Rare artifacts from the Bible Lands Museum in Jerusalem (BLMJ) will be displayed for the first time at the Louvre in May, which is about to open a new exhibition entitled: “Forgotten Kingdoms: From the Hittite Empire to the Arameans.”
Among the artifacts on display will be four rare pieces from the Bible Lands Museum’s permanent exhibition, which have been lent to the Louvre through a long and complex process of conservation and approval, which involved many staff people from both museums.
This is the first collaboration between an Israeli museum and one of the largest and most highly regarded museums in the world, the BLMJ underscored.

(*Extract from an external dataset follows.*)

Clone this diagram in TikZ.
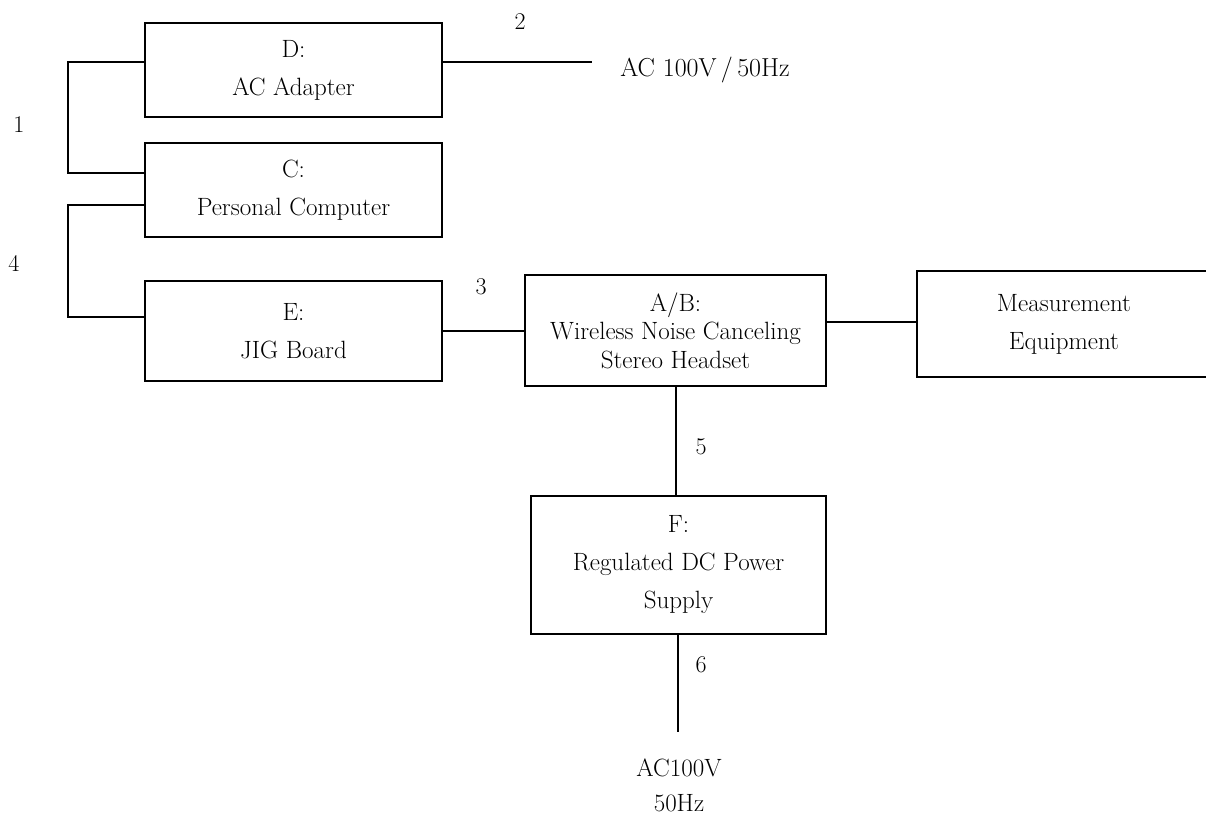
\documentclass[tikz,border=0pt]{standalone}
\begin{document}
\begin{tikzpicture}[x=1pt,y=-1pt,
  every node/.style={font=\fontsize{25}{38}\selectfont},
  blk/.style={draw, line width=1.5pt, rectangle, align=center, inner sep=0pt},
  wire/.style={line width=1.5pt},
  tag/.style={font=\fontsize{24}{28}\selectfont, inner sep=0pt}]
\useasboundingbox (0,0) rectangle (1206,816);
\clip (0,0) rectangle (1206,816);

% blocks
\node[blk, minimum width=297pt, minimum height=94pt]  (D)  at (293.5,70)  {D:\\AC Adapter};
\node[blk, minimum width=297pt, minimum height=94pt]  (C)  at (293.5,190) {C:\\Personal Computer};
\node[blk, minimum width=297pt, minimum height=100pt] (E)  at (293.5,331) {E:\\JIG Board};
\node[blk, minimum width=301pt, minimum height=111pt, font=\fontsize{25}{28.5}\selectfont]
  (AB) at (675.5,330.5) {A/B:\\Wireless Noise Canceling\\Stereo Headset};
\node[blk, minimum width=294pt, minimum height=106pt] (M)  at (1064,324)  {Measurement\\Equipment};
\node[blk, minimum width=295pt, minimum height=138pt] (F)  at (678.5,565) {F:\\Regulated DC Power\\Supply};

% power inputs
\node[font=\fontsize{26}{30}\selectfont] (acin) at (705,70) {AC 100V\,/\,50Hz};
\node[anchor=base, inner sep=0pt] (acf1) at (679,776) {AC100V};
\node[anchor=base, inner sep=0pt] (acf2) at (679,811) {50Hz};

% helper points
\coordinate (ac)  at (592,62);
\coordinate (b1a) at (68,62);
\coordinate (b1b) at (68,173);
\coordinate (b4a) at (68,205);
\coordinate (b4b) at (68,317);
\coordinate (m)   at (870,322);
\coordinate (v5)  at (676,0);
\coordinate (ac2) at (678,732);

% connectors
\draw[wire] (D.west |- b1a) -- (b1a) -- (b1b) -- (C.west |- b1b);
\draw[wire] (C.west |- b4a) -- (b4a) -- (b4b) -- (E.west |- b4b);
\draw[wire] (D.east |- ac) -- (ac);
\draw[wire] (E.east) -- (E.east -| AB.west);
\draw[wire] (AB.east |- m) -- (M.west |- m);
\draw[wire] (AB.south -| v5) -- (F.north -| v5);
\draw[wire] (F.south -| ac2) -- (ac2);

% connector numbers
\node[tag] (n1) at (19,125)  {1};
\node[tag] (n2) at (520,22)  {2};
\node[tag] (n3) at (481,287) {3};
\node[tag] (n4) at (14,263)  {4};
\node[tag] (n5) at (701,447) {5};
\node[tag] (n6) at (701,665) {6};
\end{tikzpicture}
\end{document}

The four ancient artworks on loan to the Louvre are a rare large basalt stone slab bearing an inscription of Hamiyatas, king of the Neo-Hittite kingdom of Masuwari; a stamp seal made of blue chalcedony depicting a winged lion and the head of a bearded man; a 10th-8th century BCE stele from the kingdom of Marash with an engraved relief of a couple feasting at a table filled with flatbreads; and a stone libation vessel from the kingdom of Carchemish that was used to pour liquids dedicated to deities.
The Louvre Museum describes the exhibit as a journey back in time to follow in the footsteps of the Hittite, the long forgotten, great rival power of ancient Egypt and its most famous pharaoh, Rameses II, which dominated Anatolia and extended its influence over the Levant until around 1200 BC.